Even when the book was ready, the old man asked the writer to follow the example of other leftists who had used the real names of Communist Party members only with their express permission because “that is the decent thing to do.” His request fell on deaf ears.
If this book had been written by a conservative, the “McCarthyism” cry would have gone up from the left. Why rehash old accusations? Why not let Bernstein live out his life without harassment?
But the book was written by Carl Bernstein, who (with fellow Washington Post reporter Bob Woodward) played a prime role in the mid-1970s making Watergate a household word. And the Communist Party memberships he exposed were those of his father and mother.

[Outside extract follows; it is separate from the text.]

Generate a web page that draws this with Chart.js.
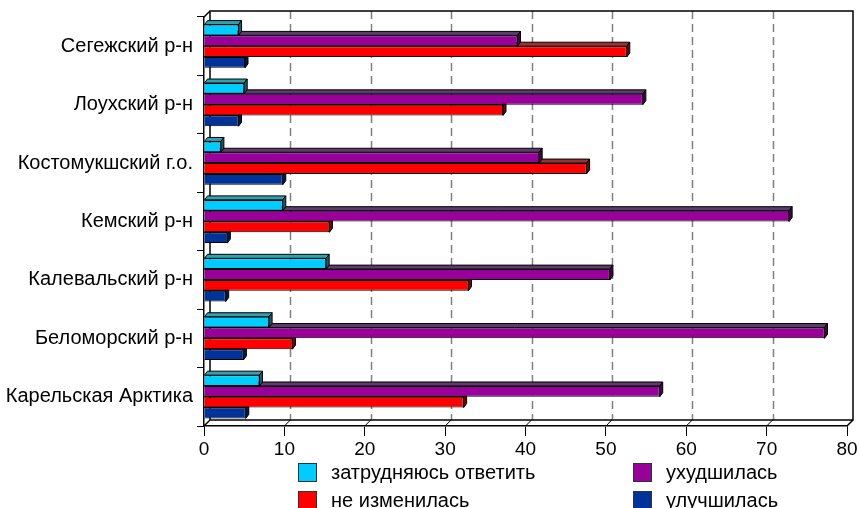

This book cannot help but invite speculation as to why Carl Bernstein played the role that Ms. Malcolm called a “confidence man” with his own parents as the victims. Did he believe that his book could somehow help his parents by removing what he called the “stigma” of having been Communist Party members in the 1940s? If so, he was not successful.
Or was it a subconscious desire to retaliate against his father for what Carl Bernstein calls “the sense of shame” he felt as a boy in having parents who were Communist Party members? The younger Bernstein even admitted that “sometimes I hated him for it.”
Perhaps the title of the book was a Freudian slip. Instead of being called Loyalties, it should have been titled Disloyalties, because the book reveals two kinds.